### Your goal
All lines from the beginning of the listing through the line with "import pandas as pd" are to be copied word for word; the pictures are not.
○ ○ ○ ○ ○ ○ ○
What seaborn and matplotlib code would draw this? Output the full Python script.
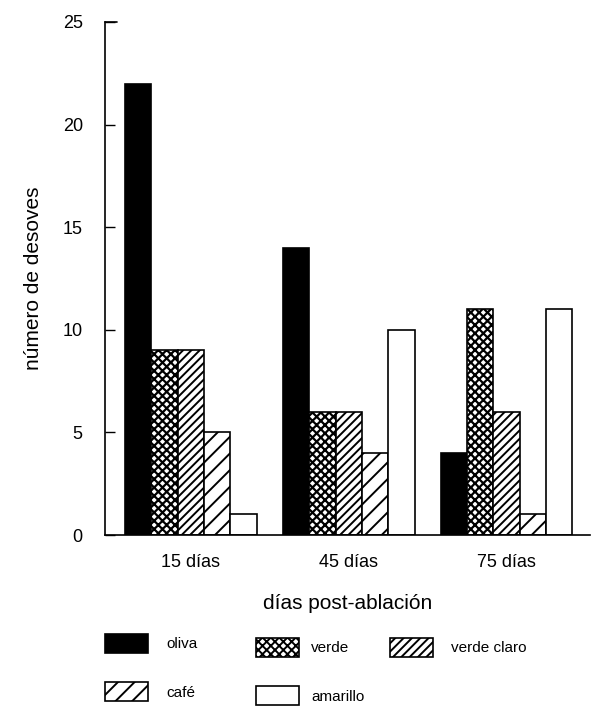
import matplotlib
matplotlib.use("Agg")
import matplotlib.pyplot as plt
import matplotlib.patches as mpatches
import seaborn as sns
import pandas as pd

categories = ["15 días", "45 días", "75 días"]
series = ["oliva", "verde", "verde claro", "café", "amarillo"]
oliva = [22, 14, 4]
verde = [9, 6, 11]
verde_claro = [9, 6, 6]
cafe = [5, 4, 1]
amarillo = [1, 10, 11]
values = [oliva, verde, verde_claro, cafe, amarillo]
yticks = [0, 5, 10, 15, 20, 25]

rows = []
for s, vals in zip(series, values):
    for c, v in zip(categories, vals):
        rows.append({"dias": c, "color": s, "n": v})
df = pd.DataFrame(rows)

sns.set_style("white")
plt.rcParams["font.family"] = ["Liberation Sans", "DejaVu Sans"]
plt.rcParams["hatch.linewidth"] = 1.4
plt.rcParams["text.color"] = "black"
plt.rcParams["axes.labelcolor"] = "black"
plt.rcParams["xtick.color"] = "black"
plt.rcParams["ytick.color"] = "black"

faces = ["black", "white", "white", "white", "white"]
hatches = [None, "xxxx", "////", "//", None]
hlw = [1.0, 1.6, 1.4, 1.4, 1.0]


def style_patch(p, fc, h, lw):
    p.set_facecolor(fc)
    p.set_edgecolor("black")
    if h:
        p.set_hatch(h)
        try:
            p.set_hatch_linewidth(lw)
        except Exception:
            pass


fig = plt.figure(figsize=(5.98, 7.09), dpi=100)
ax = fig.add_axes([0.1756, 0.2454, 0.811, 0.7236])
sns.barplot(data=df, x="dias", y="n", hue="color", hue_order=series,
            order=categories, palette=["white"] * 5, width=0.835,
            edgecolor="black", linewidth=1.2, ax=ax, legend=False)

for cont, fc, h, lw in zip(ax.containers, faces, hatches, hlw):
    for p in cont:
        style_patch(p, fc, h, lw)

ax.set_xlim(-0.545, 2.53)
ax.set_ylim(0, 25)
ax.set_yticks(yticks)
ax.tick_params(axis="y", direction="in", length=7, width=1, labelsize=13, left=True, pad=16,
               colors="black")
ax.tick_params(axis="x", length=0, labelsize=13, pad=14, colors="black")
for side in ["top", "right"]:
    ax.spines[side].set_visible(False)
for side in ["left", "bottom"]:
    ax.spines[side].set_color("black")
    ax.spines[side].set_linewidth(1.2)
ax.plot([0, 0.025], [1, 1], transform=ax.transAxes, color="black", lw=1.2, clip_on=False)

ax.set_xlabel("días post-ablación", fontsize=15, labelpad=16, color="black")
ax.set_ylabel("número de desoves", fontsize=15, labelpad=14, color="black")

handles = []
for s, fc, h, lw in zip(series, faces, hatches, hlw):
    hp = mpatches.Patch(facecolor=fc, edgecolor="black", label=s, linewidth=1.2)
    style_patch(hp, fc, h, lw)
    handles.append(hp)

W, H = 598.0, 709.0
columns = [([0, 3], 105, 634, 1.2), ([1, 4], 256, 638, 0.8), ([2], 390, 638, 1.2)]
for idx, x0, y0, tp in columns:
    leg = fig.legend([handles[i] for i in idx], [series[i] for i in idx],
                     loc="upper left", bbox_to_anchor=(x0 / W, 1 - y0 / H),
                     frameon=False, fontsize=11, handlelength=2.8, handleheight=1.5,
                     handletextpad=tp, labelspacing=1.95, borderpad=0, borderaxespad=0)
    for t in leg.get_texts():
        t.set_color("black")

fig.savefig("out.png", dpi=100)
○ ○ ○ ○ ○ ○ ○
### Response for this exercise
What seaborn and matplotlib code would draw this? Output the full Python script.
import matplotlib
matplotlib.use("Agg")
import matplotlib.pyplot as plt
import matplotlib.patches as mpatches
import seaborn as sns
import pandas as pd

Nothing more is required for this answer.